In cases of students getting the same questions wrong, they often choose different answers, and more importantly, they get the same question wrong for different reasons. The skills that each needs to work on may be vastly different. This is particularly true on reading comp and math sections where it takes a variety skills and analytical approaches for success. Each student needs to work on different skills and different reasoning exercises in order to overcome their weaknesses. In a group environment, the teacher doesn't even have time to investigate the source of a student's weakness, nor work with that student to develop the skills and critical thinking necessary for the highest level.

The inefficiencies of group learning are even evident in simpler straightforward topics such as learning vocabulary. If you give a group of students a list of 1,000 words, they'll all cross off different words that they already know, and they all learn new ones at different rates and even in different ways. Since each student has a unique group of words to learn and requires different amounts of time on each one, and knows certain meanings and not others, a good student can learn more vocabulary alone than with a group. And a good student can learn even more vocabulary with a great teacher providing assistance.
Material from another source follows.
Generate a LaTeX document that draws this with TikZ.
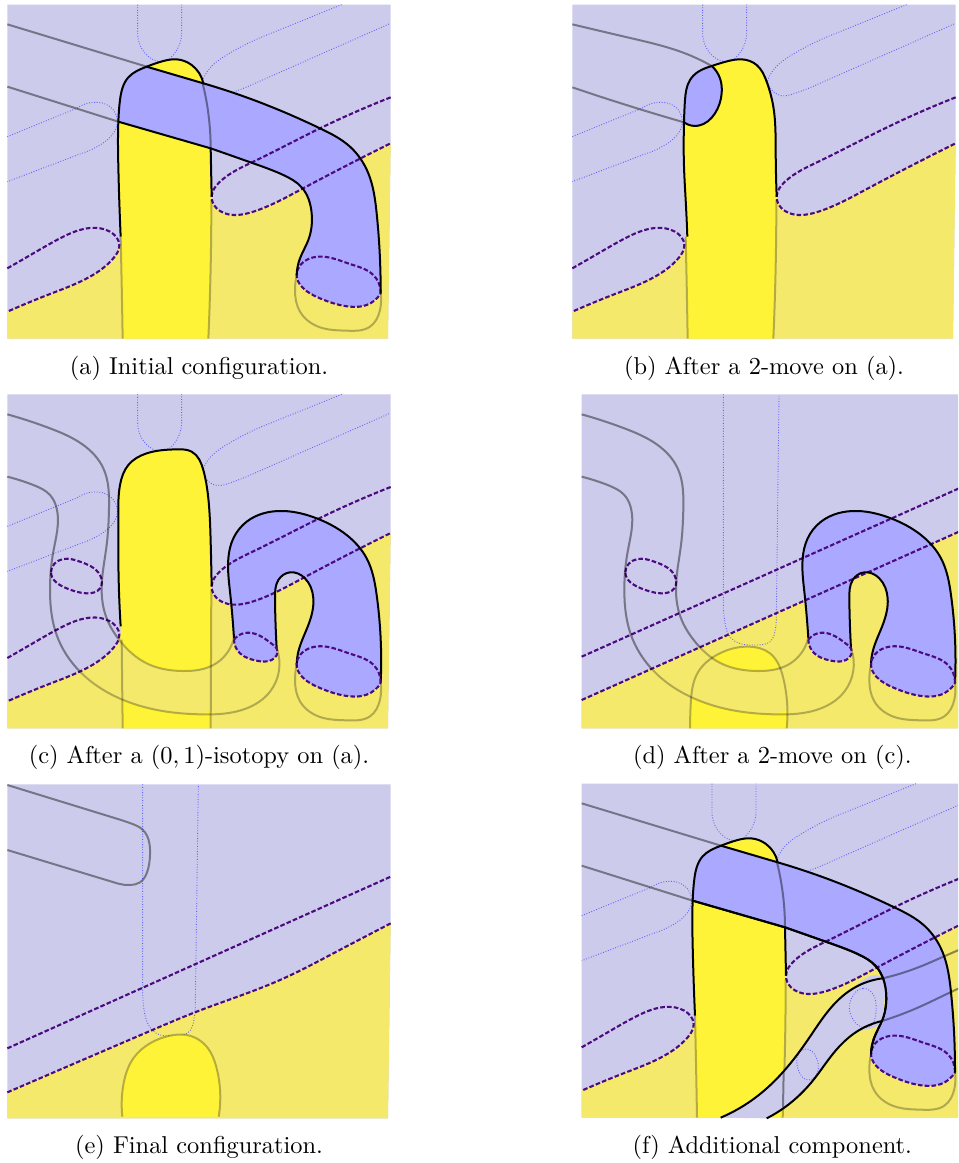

We're not opposed to group learning; it's better than nothing and will certainly result in higher scores than without it. The only reason to teach more than one student at a time is because it's less expensive, so group learning is a necessity for most students. Preparing for an admissions exam requires learning a body of knowledge, developing skills and critical thinking. Each of these functions is done best with an individual instructor. For those who can afford it, individual instruction with a great teacher/coach provides the ideal learning path for achieving the highest scores. 

When you teach an individual, 100% of the time is focused on providing the greatest benefit to that individual.

Countless studies have shown a high 

correlation between smaller class sizes and student achievement.